What problem did your first script solve? - mariusbutuc

Today I wrote my first (trivial, but "real") bash script... 10 years after studying linux scripting in university: https://gist.github.com/3714934&#60;p&#62;Do you remember what was the first problem you scripted your way out of or how long after you learnt your first scripting language?
======
unimpressive
I don't remember my first script. Though I _do_ remember the most value I've
ever gotten out of a script.

To set the scene, I had a high school science class, and in it you were
supposed to do journal entries. (Read: Notes.) You kept track of all your
notes and put them in a table of contents. The instructor kept all the notes
on his website. It was the night before the last day of school. Or the night
before that. I hadn't turned in my organized notes, and thus had a C in the
class. I needed them turned in yesterday.

So what I did was:

1\. Download the powerpoint of all the notes.

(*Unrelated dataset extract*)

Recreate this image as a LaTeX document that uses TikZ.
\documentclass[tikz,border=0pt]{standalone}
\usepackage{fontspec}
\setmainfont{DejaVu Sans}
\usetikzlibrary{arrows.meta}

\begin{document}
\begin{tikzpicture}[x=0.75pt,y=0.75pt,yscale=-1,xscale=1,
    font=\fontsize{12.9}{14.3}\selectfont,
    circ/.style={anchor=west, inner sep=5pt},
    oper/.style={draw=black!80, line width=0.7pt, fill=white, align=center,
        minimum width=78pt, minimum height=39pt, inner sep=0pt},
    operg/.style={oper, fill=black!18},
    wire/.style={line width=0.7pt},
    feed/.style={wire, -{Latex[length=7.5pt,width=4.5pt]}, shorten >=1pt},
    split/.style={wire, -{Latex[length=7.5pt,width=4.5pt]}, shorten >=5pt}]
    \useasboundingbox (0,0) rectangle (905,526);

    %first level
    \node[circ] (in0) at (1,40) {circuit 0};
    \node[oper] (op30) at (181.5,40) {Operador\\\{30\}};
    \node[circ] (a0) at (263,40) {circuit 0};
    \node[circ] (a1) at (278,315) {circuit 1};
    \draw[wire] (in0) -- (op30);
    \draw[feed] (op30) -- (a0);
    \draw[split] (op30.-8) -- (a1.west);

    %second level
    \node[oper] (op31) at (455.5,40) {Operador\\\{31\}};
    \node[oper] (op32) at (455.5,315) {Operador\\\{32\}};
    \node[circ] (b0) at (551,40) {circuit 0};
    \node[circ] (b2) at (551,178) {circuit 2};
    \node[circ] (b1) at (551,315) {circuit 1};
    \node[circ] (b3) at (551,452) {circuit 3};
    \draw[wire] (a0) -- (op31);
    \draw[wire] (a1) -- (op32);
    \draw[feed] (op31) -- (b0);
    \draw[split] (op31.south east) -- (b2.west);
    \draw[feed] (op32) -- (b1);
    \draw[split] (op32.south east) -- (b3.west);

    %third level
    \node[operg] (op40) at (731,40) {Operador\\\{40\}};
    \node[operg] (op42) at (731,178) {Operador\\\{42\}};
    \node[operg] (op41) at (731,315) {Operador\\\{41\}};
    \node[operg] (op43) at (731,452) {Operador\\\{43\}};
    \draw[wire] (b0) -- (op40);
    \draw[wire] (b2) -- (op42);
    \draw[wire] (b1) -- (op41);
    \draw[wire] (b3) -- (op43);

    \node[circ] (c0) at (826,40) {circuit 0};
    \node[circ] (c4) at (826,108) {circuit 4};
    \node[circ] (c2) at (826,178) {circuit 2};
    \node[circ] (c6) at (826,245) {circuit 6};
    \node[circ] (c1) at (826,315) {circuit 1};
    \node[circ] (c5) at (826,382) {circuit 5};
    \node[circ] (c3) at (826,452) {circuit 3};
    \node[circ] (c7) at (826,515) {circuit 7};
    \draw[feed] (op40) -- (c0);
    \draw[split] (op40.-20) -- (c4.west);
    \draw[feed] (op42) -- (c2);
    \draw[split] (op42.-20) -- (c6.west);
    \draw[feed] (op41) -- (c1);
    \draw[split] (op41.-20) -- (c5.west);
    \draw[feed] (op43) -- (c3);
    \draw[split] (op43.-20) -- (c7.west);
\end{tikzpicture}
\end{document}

2\. Use libreoffice to convert it to pdf.

3\. Used less to read the data from the pdf into text.

4\. Used sed to remove the garbage characters from the text.

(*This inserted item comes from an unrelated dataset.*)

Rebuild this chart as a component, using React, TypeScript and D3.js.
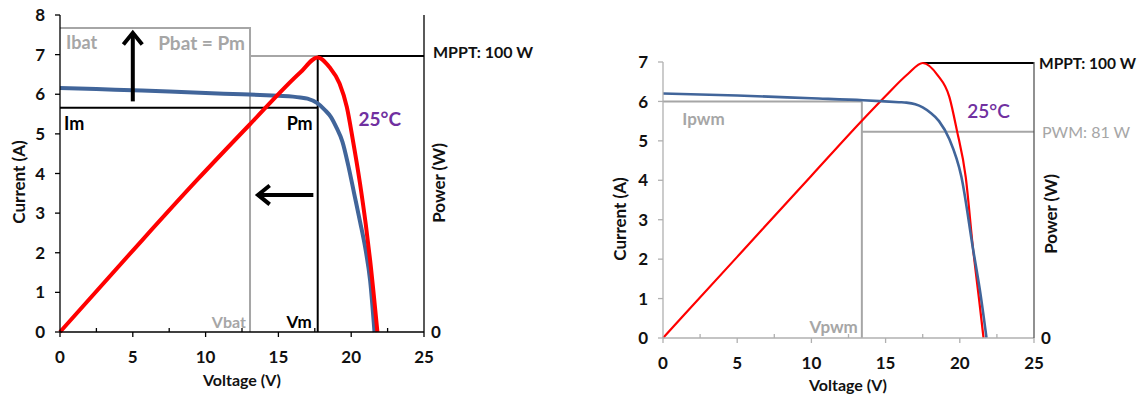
import * as d3 from 'd3';

// ---- left panel: MPPT operating point ----
const leftIvVoltage = [0, 2.5, 5, 7.5, 10, 12.5, 15, 16, 16.5, 17, 17.65, 18.2, 18.6, 19.0, 19.4, 19.8, 20.2, 20.6, 21.0, 21.3, 21.6];
const leftIvCurrent = [6.16, 6.13, 6.1, 6.07, 6.03, 6.0, 5.96, 5.94, 5.92, 5.89, 5.78, 5.6, 5.43, 5.15, 4.8, 4.2, 3.5, 2.8, 2.05, 1.3, 0];
const leftPvVoltage = [0, 5, 9.4, 13, 16.5, 17.7, 18.5, 19.2, 19.7, 20.1, 20.6, 21.0, 21.3, 21.8];
const leftPvPower = [0, 29.5, 55, 75, 94, 99.5, 96, 90, 81.5, 70, 54, 39, 26, 0];

// ---- right panel: PWM operating point ----
const rightIvVoltage = [0, 5, 10, 13.5, 15.9, 16.4, 17, 17.5, 18, 18.6, 19.3, 20.1, 20.9, 21.4, 21.8];
const rightIvCurrent = [6.2, 6.15, 6.08, 6.03, 5.98, 5.97, 5.93, 5.85, 5.72, 5.5, 5.04, 4.1, 2.24, 1.1, 0];
const rightPvVoltage = [0, 5, 10, 13.4, 15, 16.5, 17.5, 18.5, 19.3, 19.8, 20.4, 20.9, 21.3, 21.6];
const rightPvPower = [0, 29.5, 59, 79, 88, 96, 100, 95.6, 87.6, 75.6, 58.5, 32, 14, 0];

const voltageTicks = [0, 5, 10, 15, 20, 25];
const voltageMinorTicks = [2.5, 7.5, 12.5, 17.5, 22.5];
const leftCurrentTicks = [0, 1, 2, 3, 4, 5, 6, 7, 8];
const rightCurrentTicks = [0, 1, 2, 3, 4, 5, 6, 7];

// operating points
const Vm = 17.7, Im = 5.66, Pm = 100;
const Vbat = 13.05, Ibat = 7.67;
const Vpwm = 13.4, Ipwm = 6.0, PpwmLine = 75;

const BLUE = '#41659a';
const RED = '#ff0000';
const GRAY = '#a6a6a6';
const PURPLE = '#7030a0';
const FONT = 'Lato, "Liberation Sans", sans-serif';

const zip = (xs: number[], ys: number[]) => xs.map((v, i) => [v, ys[i]] as [number, number]);

function Arrow({ x1, y1, x2, y2 }: { x1: number; y1: number; x2: number; y2: number }) {
  const a = Math.atan2(y2 - y1, x2 - x1);
  const h = 15, w = 0.68;
  const p1 = [x2 - h * Math.cos(a - w), y2 - h * Math.sin(a - w)];
  const p2 = [x2 - h * Math.cos(a + w), y2 - h * Math.sin(a + w)];
  return (
    <g stroke="#000" strokeWidth={4} fill="none" strokeLinecap="butt" strokeLinejoin="miter">
      <line x1={x1} y1={y1} x2={x2 - 2 * Math.cos(a)} y2={y2 - 2 * Math.sin(a)} />
      <polyline points={`${p1[0]},${p1[1]} ${x2},${y2} ${p2[0]},${p2[1]}`} />
    </g>
  );
}

function XAxis({ x, y0, color }: { x: d3.ScaleLinear<number, number>; y0: number; color: string }) {
  const [a, b] = x.range();
  return (
    <g>
      <line x1={a} x2={b} y1={y0} y2={y0} stroke={color} strokeWidth={1.3} />
      {voltageTicks.map(t => (
        <g key={t}>
          <line x1={x(t)} x2={x(t)} y1={y0} y2={y0 + 5} stroke={color} strokeWidth={1.3} />
          <text x={x(t)} y={y0 + 31} textAnchor="middle" fontSize={17} fontWeight="bold" fill="#111">{t}</text>
        </g>
      ))}
      {voltageMinorTicks.map(t => (
        <line key={t} x1={x(t)} x2={x(t)} y1={y0} y2={y0 - 4} stroke={color} strokeWidth={1.3} />
      ))}
    </g>
  );
}

function YAxis({ y, x0, ticks, color }: { y: d3.ScaleLinear<number, number>; x0: number; ticks: number[]; color: string }) {
  const [a, b] = y.range();
  return (
    <g>
      <line x1={x0} x2={x0} y1={a} y2={b} stroke={color} strokeWidth={1.3} />
      {ticks.map(t => (
        <g key={t}>
          <line x1={x0 - 5} x2={x0} y1={y(t)} y2={y(t)} stroke={color} strokeWidth={1.3} />
          <text x={x0 - 15} y={y(t)} dy="0.36em" textAnchor="end" fontSize={17} fontWeight="bold" fill="#111">{t}</text>
        </g>
      ))}
    </g>
  );
}

function LeftPanel() {
  const x = d3.scaleLinear().domain([0, 25]).range([60, 424]);
  const y = d3.scaleLinear().domain([0, 8]).range([332, 15]);
  const p = d3.scaleLinear().domain([0, 100]).range([332, 56]);
  const ivLine = d3.line<[number, number]>().x(d => x(d[0])).y(d => y(d[1])).curve(d3.curveMonotoneX);
  const pvLine = d3.line<[number, number]>().x(d => x(d[0])).y(d => p(d[1])).curve(d3.curveMonotoneX);

  return (
    <g fontFamily={FONT}>
      {/* gray battery box */}
      <polyline points={`${x(0)},${y(Ibat)} ${x(Vbat)},${y(Ibat)} ${x(Vbat)},${y(0)}`} fill="none" stroke={GRAY} strokeWidth={2} />
      <line x1={x(Vbat)} x2={x(Vm)} y1={p(Pm)} y2={p(Pm)} stroke={GRAY} strokeWidth={2} />
      {/* black MPP lines */}
      <line x1={x(0)} x2={x(Vm)} y1={y(Im)} y2={y(Im)} stroke="#000" strokeWidth={2} />
      <line x1={x(Vm)} x2={x(Vm)} y1={p(Pm)} y2={y(0)} stroke="#000" strokeWidth={2} />
      <line x1={x(Vm)} x2={x(25)} y1={p(Pm)} y2={p(Pm)} stroke="#000" strokeWidth={2} />

      <path d={ivLine(zip(leftIvVoltage, leftIvCurrent)) ?? ''} fill="none" stroke={BLUE} strokeWidth={4} />
      <path d={pvLine(zip(leftPvVoltage, leftPvPower)) ?? ''} fill="none" stroke={RED} strokeWidth={4} />

      <XAxis x={x} y0={y(0)} color="#000" />
      <YAxis y={y} x0={x(0)} ticks={leftCurrentTicks} color="#000" />
      <line x1={x(25)} x2={x(25)} y1={y(0)} y2={y(8)} stroke="#000" strokeWidth={1.3} />
      <text x={x(25) + 7} y={p(0)} dy="0.36em" fontSize={17} fontWeight="bold" fill="#111">0</text>
      <text x={x(25) + 9} y={p(Pm) - 4} dy="0.36em" fontSize={16} fontWeight="bold" fill="#111">MPPT: 100 W</text>

      <Arrow x1={x(5)} y1={y(5.82)} x2={x(5)} y2={y(7.55)} />
      <Arrow x1={x(17.4)} y1={y(3.46)} x2={x(13.6)} y2={y(3.46)} />

      <text x={x(0) + 6} y={y(7.3)} dy="0.36em" fontSize={18} fontWeight="bold" fill={GRAY}>Ibat</text>
      <text x={x(Vbat) - 5} y={y(7.3)} dy="0.36em" textAnchor="end" fontSize={19} fontWeight="bold" fill={GRAY}>Pbat = Pm</text>
      <text x={x(0) + 4} y={y(5.25)} dy="0.36em" fontSize={18} fontWeight="bold" fill="#000">Im</text>
      <text x={x(Vm) - 5} y={y(5.25)} dy="0.36em" textAnchor="end" fontSize={18} fontWeight="bold" fill="#000">Pm</text>
      <text x={x(20.5)} y={y(5.38)} dy="0.36em" fontSize={19} fontWeight="bold" fill={PURPLE}>25°C</text>
      <text x={x(Vbat) - 4} y={y(0.25)} dy="0.36em" textAnchor="end" fontSize={16} fontWeight="bold" fill={GRAY}>Vbat</text>
      <text x={x(Vm) - 6} y={y(0.25)} dy="0.36em" textAnchor="end" fontSize={17} fontWeight="bold" fill="#000">Vm</text>

      <text x={242} y={386} textAnchor="middle" fontSize={16} fontWeight="bold" fill="#111">Voltage (V)</text>
      <text transform="translate(19,182) rotate(-90)" dy="0.36em" textAnchor="middle" fontSize={17} fontWeight="bold" fill="#111">Current (A)</text>
      <text transform="translate(439,183) rotate(-90)" dy="0.36em" textAnchor="middle" fontSize={17} fontWeight="bold" fill="#111">Power (W)</text>
    </g>
  );
}

function RightPanel() {
  const x = d3.scaleLinear().domain([0, 25]).range([663, 1034]);
  const y = d3.scaleLinear().domain([0, 7]).range([338, 62]);
  const p = d3.scaleLinear().domain([0, 100]).range([338, 63]);
  const ivLine = d3.line<[number, number]>().x(d => x(d[0])).y(d => y(d[1])).curve(d3.curveMonotoneX);
  const pvLine = d3.line<[number, number]>().x(d => x(d[0])).y(d => p(d[1])).curve(d3.curveMonotoneX);

  return (
    <g fontFamily={FONT}>
      <line x1={x(0)} x2={x(Vpwm)} y1={y(Ipwm)} y2={y(Ipwm)} stroke={GRAY} strokeWidth={2} />
      <line x1={x(Vpwm)} x2={x(Vpwm)} y1={y(Ipwm)} y2={y(0)} stroke={GRAY} strokeWidth={2} />
      <line x1={x(Vpwm)} x2={x(25)} y1={p(PpwmLine)} y2={p(PpwmLine)} stroke={GRAY} strokeWidth={2} />
      <line x1={x(17.5)} x2={x(25)} y1={p(100)} y2={p(100)} stroke="#000" strokeWidth={2} />

      <path d={pvLine(zip(rightPvVoltage, rightPvPower)) ?? ''} fill="none" stroke={RED} strokeWidth={2.2} />
      <path d={ivLine(zip(rightIvVoltage, rightIvCurrent)) ?? ''} fill="none" stroke={BLUE} strokeWidth={2.6} />

      <XAxis x={x} y0={y(0)} color="#b0b0b0" />
      <YAxis y={y} x0={x(0)} ticks={rightCurrentTicks} color="#b0b0b0" />
      <line x1={x(25)} x2={x(25)} y1={y(0)} y2={y(7)} stroke="#555" strokeWidth={1.3} />
      <text x={x(25) + 7} y={p(0)} dy="0.36em" fontSize={17} fontWeight="bold" fill="#111">0</text>
      <text x={x(25) + 5} y={p(100)} dy="0.36em" fontSize={15.5} fontWeight="bold" fill="#111">MPPT: 100 W</text>
      <text x={x(25) + 8} y={p(PpwmLine)} dy="0.36em" fontSize={16} fill={GRAY}>PWM: 81 W</text>

      <text x={x(1.3)} y={y(5.55)} dy="0.36em" fontSize={17} fontWeight="bold" fill={GRAY}>Ipwm</text>
      <text x={x(20.5)} y={y(5.75)} dy="0.36em" fontSize={19} fontWeight="600" fill={PURPLE}>25°C</text>
      <text x={x(Vpwm) - 4} y={y(0.28)} dy="0.36em" textAnchor="end" fontSize={17} fontWeight="bold" fill={GRAY}>Vpwm</text>

      <text x={848} y={391} textAnchor="middle" fontSize={16} fontWeight="bold" fill="#111">Voltage (V)</text>
      <text transform="translate(620,219) rotate(-90)" dy="0.36em" textAnchor="middle" fontSize={17} fontWeight="bold" fill="#111">Current (A)</text>
      <text transform="translate(1051,214) rotate(-90)" dy="0.36em" textAnchor="middle" fontSize={17} fontWeight="bold" fill="#111">Power (W)</text>
    </g>
  );
}

export default function App() {
  return (
    <svg width={1144} height={396} style={{ position: 'absolute', left: 0, top: 0, background: '#fff' }}>
      <LeftPanel />
      <RightPanel />
    </svg>
  );
}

5\. The file had uniform formatting, so I went over it with sed again to turn
it into an HTML file.

6\. Went over the HTML file by hand to correct anomalies and fill in answers
to questions. (This was the 'real' assignment, fill in various questions
throughout the notes.)

7\. Wrote out an table of contents. (Which in retrospect could have been done
with a sed script.)

8\. Turned the whole thing in.

He never actually read it (As it was quite apparent from a glance that I had
done it.), but I got an A in the class; and a night of no sleep.

------
dariot
It was a script for invoking a C program stored in all of the machines forming
a cluster of 16: the whole point of the thing was to generate traffic between
the PCs in a structured fashion, measuring the bandwidth and latency results.